Try Another K

| 0 Comments

In our exploration of the curious subject of cluster analysis[1], in which the goal is to classify a set of data into subsets of similar data without having a rigorous mathematical definition of what that actually means, we have covered the \(k\) means algorithm[2] that implicitly defines a clustering as minimising the sum of squared distances of the members of the clusters from their means and have proposed that we might compare clusterings by the amount of the variance in the data that they account for[3], given by
\[ \frac{1}{2n^2}\sum_{i=1}^k \sum_{j_1 \in C_i} \sum_{j_2 \notin C_i} \left|x_{j_1} - x_{j_2}\right|^2 \]
where \(\sum\) is the summation sign, \(C_i\) is the \(i^\mathrm{th}\) cluster and \(x_j\) is the \(j^\mathrm{th}\) data point, \(\in\) means within, \(\notin\) means not within and the vertical bars stand for the magnitude of the value they enclose, in this case equalling the distance between the data points in the subtraction.
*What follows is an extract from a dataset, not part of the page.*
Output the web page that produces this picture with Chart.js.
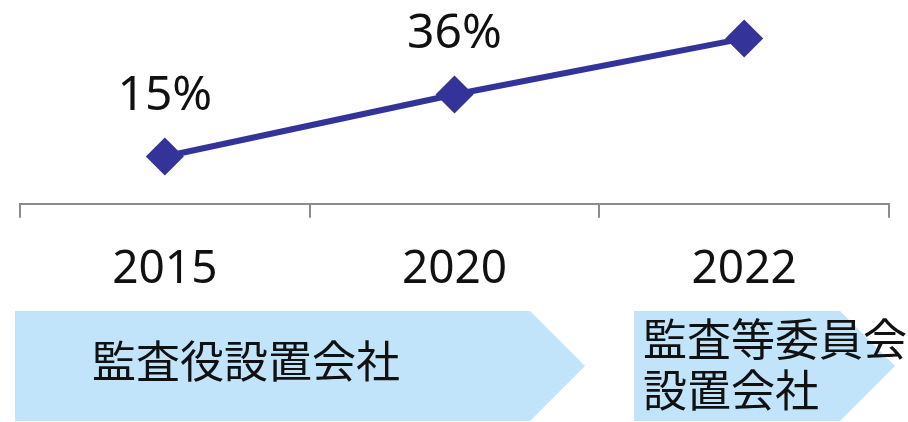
<!DOCTYPE html>
<html>
<head>
<meta charset="utf-8">
<script src="https://cdn.jsdelivr.net/npm/chart.js@4.4.0/dist/chart.umd.min.js"></script>
<style>
  html, body { margin: 0; padding: 0; background: #fff; }
  #wrap { width: 908px; height: 422px; position: relative; }
</style>
</head>
<body>
<div id="wrap"><canvas id="trendChart"></canvas></div>
<script>
const years = ['2015', '2020', '2022'];
const ratios = [15, 36, 55];
const ratioLabels = ratios.map(v => v + '%');
const phaseLabels = [['監査役設置会社'], ['監査等委員会', '設置会社']];

const FONT = "'Noto Sans', 'Noto Sans CJK JP', sans-serif";
const LINE_COLOR = '#333399';
const BANNER_COLOR = '#c1e4fb';

// value labels above each point
const valueLabels = {
  id: 'valueLabels',
  afterDatasetsDraw(chart) {
    const ctx = chart.ctx;
    const meta = chart.getDatasetMeta(0);
    ctx.save();
    ctx.fillStyle = '#111';
    ctx.font = '48px ' + FONT;
    ctx.textAlign = 'center';
    ctx.textBaseline = 'middle';
    meta.data.forEach((pt, i) => {
      ctx.fillText(ratioLabels[i], pt.x, pt.y - 60);
    });
    ctx.restore();
  }
};

// arrow banners under the axis
const phaseBanners = {
  id: 'phaseBanners',
  afterDraw(chart) {
    const ctx = chart.ctx;
    const top = 311, bottom = 421, mid = (top + bottom) / 2;
    const shapes = [
      { left: 15, edge: 530, tip: 585, textX: 92, lineYs: [365] },
      { left: 634, edge: 840, tip: 895, textX: 643, lineYs: [343, 394] }
    ];
    ctx.save();
    shapes.forEach((s, i) => {
      ctx.fillStyle = BANNER_COLOR;
      ctx.beginPath();
      ctx.moveTo(s.left, top);
      ctx.lineTo(s.edge, top);
      ctx.lineTo(s.tip, mid);
      ctx.lineTo(s.edge, bottom);
      ctx.lineTo(s.left, bottom);
      ctx.closePath();
      ctx.fill();

      ctx.fillStyle = '#111';
      ctx.font = '44px ' + FONT;
      ctx.textAlign = 'left';
      ctx.textBaseline = 'middle';
      phaseLabels[i].forEach((line, j) => {
        ctx.fillText(line, s.textX, s.lineYs[j]);
      });
    });
    ctx.restore();
  }
};

new Chart(document.getElementById('trendChart'), {
  type: 'line',
  data: {
    labels: years,
    datasets: [{
      data: ratios,
      borderColor: LINE_COLOR,
      borderWidth: 6,
      tension: 0,
      pointStyle: 'rectRot',
      pointRadius: 19,
      pointBackgroundColor: LINE_COLOR,
      pointBorderWidth: 0,
      clip: false
    }]
  },
  options: {
    responsive: true,
    maintainAspectRatio: false,
    animation: false,
    layout: { autoPadding: false, padding: { left: 20, right: 19, top: 0, bottom: 101 } },
    plugins: {
      legend: { display: false },
      tooltip: { enabled: false }
    },
    scales: {
      x: {
        offset: true,
        grid: {
          offset: true,
          drawOnChartArea: false,
          drawTicks: true,
          tickLength: 14,
          color: '#8c8c8c',
          lineWidth: 2
        },
        border: { display: true, color: '#8c8c8c', width: 2 },
        ticks: {
          color: '#111',
          font: { family: FONT, size: 46 },
          padding: 24,
          maxRotation: 0
        }
      },
      y: {
        display: false,
        min: -1,
        max: 68
      }
    }
  },
  plugins: [valueLabels, phaseBanners]
});
</script>
</body>
</html>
Much as we might use principal component analysis[4] to choose a subset of the axes that best account for the variance in a set of data to compress it onto fewer dimensions without losing too much information, we tried to identify optimal clusterings by considering how much of the variance they accounted for.
The simplest scheme was to predefine some fraction of the variance to be accounted for and choosing the first value of \(k\) that met it. Unfortunately, it's rather difficult to decide what fraction of the variance is the right one, as demonstrated by program 1.

Program 1: The Right Fraction?

To see the problem, first try running the program with different values of r until the \(k\) means algorithm correctly identifies the five clusters. Then, by clicking on the canvas, add a new cluster that is somewhat closer to one of the originals than they are to each other, say the one in the top right hand corner. Finally, run the program a few more times.

Annoying, isn't it?

To avoid this problem we tried looking at how the rate at which the accounted for variance increased with \(k\), the idea being that if increasing the value of \(k\) resulted in a relatively small increase in that variance then we'd probably have already found a good clustering and should stop looking. Program 2 illustrates this idea by plotting how much more variance of program 1's data would be accounted for by increasing \(k\) by one as a proportion of the total variance of that data.

Program 2: The Rate Of Change Of Variance

Whilst this is undoubtedly more robust than guessing at the share of the variance that the correct clustering should account for, the choice of how small an increase is small enough is still a rather subjective one and so this scheme is not an ideal candidate for automation.

An Informed Decision

We've already noted that a \(k\) means clustering can be thought of as compressing a set of data into a set of cluster representatives, so it's rather tempting to consider an information theoretic measure of the error of that compression when choosing a clustering.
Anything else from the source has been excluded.